THE PROBLEM —
Exactly as written, write out the lines below from the first to the one containing "at (722,56.5) (obec)", inclusive. Pictures do not belong in the copy.
*-*-*
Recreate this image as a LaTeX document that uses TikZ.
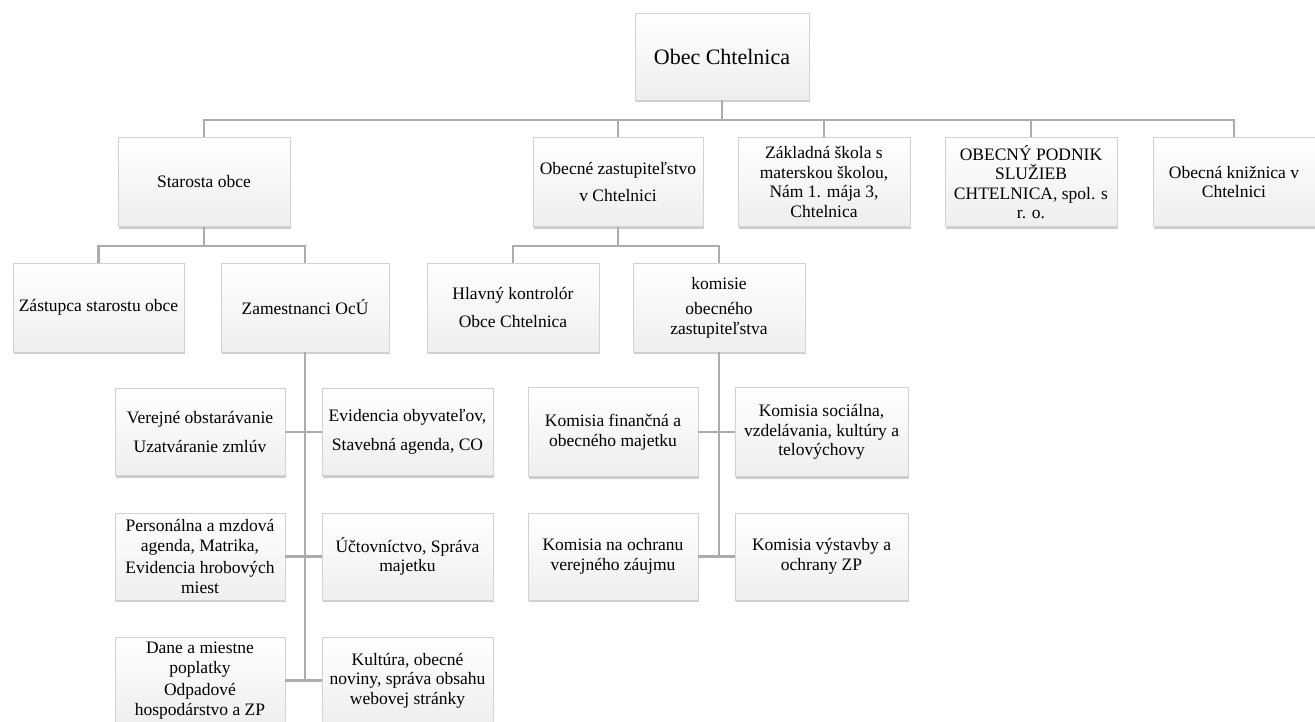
\documentclass[tikz,border=0pt]{standalone}
\usepackage{fontspec}
\setmainfont{Liberation Serif}
\usetikzlibrary{shadows}

\begin{document}
\begin{tikzpicture}[x=1pt,y=-1pt,
	box/.style={rectangle,draw=gray!35,line width=0.6pt,top color=white,bottom color=gray!13,
		drop shadow={shadow xshift=0.5pt,shadow yshift=-2pt,opacity=0.4,fill=gray},
		align=center,font=\fontsize{17.5}{19.5}\selectfont,text=black,inner sep=2pt,
		minimum width=172pt,minimum height=89pt},
	link/.style={draw=gray!65,line width=2.6pt}]
	\useasboundingbox (0,0) rectangle (1315,721);
	
	\node[box,minimum width=174pt,minimum height=87pt,font=\fontsize{22}{24}\selectfont] at (722,56.5) (obec) {Obec Chtelnica};
	
	\node[box] at (204,182) (star) {Starosta obce};
	\node[box,minimum width=170pt] at (618,182) (zast) {Obecné zastupiteľstvo\\[8pt] v Chtelnici};
	\node[box] at (824,182) (zs) {Základná škola s\\ materskou školou,\\ Nám 1. mája 3,\\ Chtelnica};
	\node[box] at (1031,182) (podnik) {OBECNÝ PODNIK\\ SLUŽIEB\\ CHTELNICA, spol. s\\ r. o.};
	\node[box,minimum width=162pt] at (1234,182) (kniz) {Obecná knižnica v\\ Chtelnici};
	
	\node[box,minimum width=171pt] at (98.5,307.5) (zastupca) {Zástupca starostu obce};
	\node[box,minimum width=168pt] at (305,307.5) (zamest) {Zamestnanci OcÚ};
	\node[box] at (513,307.5) (hlavny) {Hlavný kontrolór\\[8pt] Obce Chtelnica};
	\node[box] at (719,307.5) (komisie) {komisie\\[6pt] obecného\\ zastupiteľstva};
	
	\node[box,minimum width=170pt,minimum height=87pt] at (200,432) (verejne) {Verejné obstarávanie\\[10pt] Uzatváranie zmlúv};
	\node[box,minimum width=171pt,minimum height=87pt] at (407.5,432) (evid) {Evidencia obyvateľov,\\[10pt] Stavebná agenda, CO};
	\node[box,minimum width=170pt,minimum height=87pt] at (200,556.5) (personal) {Personálna a mzdová\\ agenda, Matrika,\\[3pt] Evidencia hrobových\\ miest};
	\node[box,minimum width=171pt,minimum height=87pt] at (407.5,556.5) (uctov) {Účtovníctvo, Správa\\ majetku};
	\node[box,minimum width=170pt,minimum height=87pt] at (200,680.5) (dane) {Dane a miestne\\ poplatky\\[3pt] Odpadové\\ hospodárstvo a ZP};
	\node[box,minimum width=171pt,minimum height=87pt] at (407.5,680.5) (kultura) {Kultúra, obecné\\ noviny, správa obsahu\\ webovej stránky};
	
	\node[box,minimum width=170pt,minimum height=89pt] at (613,432) (fin) {Komisia finančná a\\ obecného majetku};
	\node[box,minimum width=173pt,minimum height=89pt] at (821.5,432) (soc) {Komisia sociálna,\\ vzdelávania, kultúry a\\ telovýchovy};
	\node[box,minimum width=170pt,minimum height=87pt] at (613,556.5) (ochrana) {Komisia na ochranu\\ verejného záujmu};
	\node[box,minimum width=173pt,minimum height=87pt] at (821.5,556.5) (vystavba) {Komisia výstavby a\\ ochrany ZP};
	
	% connectors
	\coordinate (bus1) at (722,120);
	\coordinate (bus2) at (204,246);
	\coordinate (bus3) at (618,246);
	\draw[link] (obec) -- (bus1);
	\foreach \n in {star,zast,zs,podnik,kniz}{
		\draw[link] (bus1) -| (\n.north);
	}
	\draw[link] (star) -- (bus2);
	\foreach \n in {zastupca,zamest}{
		\draw[link] (bus2) -| (\n.north);
	}
	\draw[link] (zast) -- (bus3);
	\foreach \n in {hlavny,komisie}{
		\draw[link] (bus3) -| (\n.north);
	}
	
	\draw[link] (zamest.south) -- (zamest.south |- dane.east);
	\foreach \a/\b in {verejne/evid,personal/uctov,dane/kultura}{
		\draw[link] (\a.east) -- (\b.west);
	}
	\draw[link] (komisie.south) -- (komisie.south |- ochrana.east);
	\foreach \a/\b in {fin/soc,ochrana/vystavba}{
		\draw[link] (\a.east) -- (\b.west);
	}
	
\end{tikzpicture}
\end{document}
*-*-*
ANSWER TO THE EXERCISE —
Recreate this image as a LaTeX document that uses TikZ.
\documentclass[tikz,border=0pt]{standalone}
\usepackage{fontspec}
\setmainfont{Liberation Serif}
\usetikzlibrary{shadows}

\begin{document}
\begin{tikzpicture}[x=1pt,y=-1pt,
	box/.style={rectangle,draw=gray!35,line width=0.6pt,top color=white,bottom color=gray!13,
		drop shadow={shadow xshift=0.5pt,shadow yshift=-2pt,opacity=0.4,fill=gray},
		align=center,font=\fontsize{17.5}{19.5}\selectfont,text=black,inner sep=2pt,
		minimum width=172pt,minimum height=89pt},
	link/.style={draw=gray!65,line width=2.6pt}]
	\useasboundingbox (0,0) rectangle (1315,721);
	
	\node[box,minimum width=174pt,minimum height=87pt,font=\fontsize{22}{24}\selectfont] at (722,56.5) (obec) {Obec Chtelnica};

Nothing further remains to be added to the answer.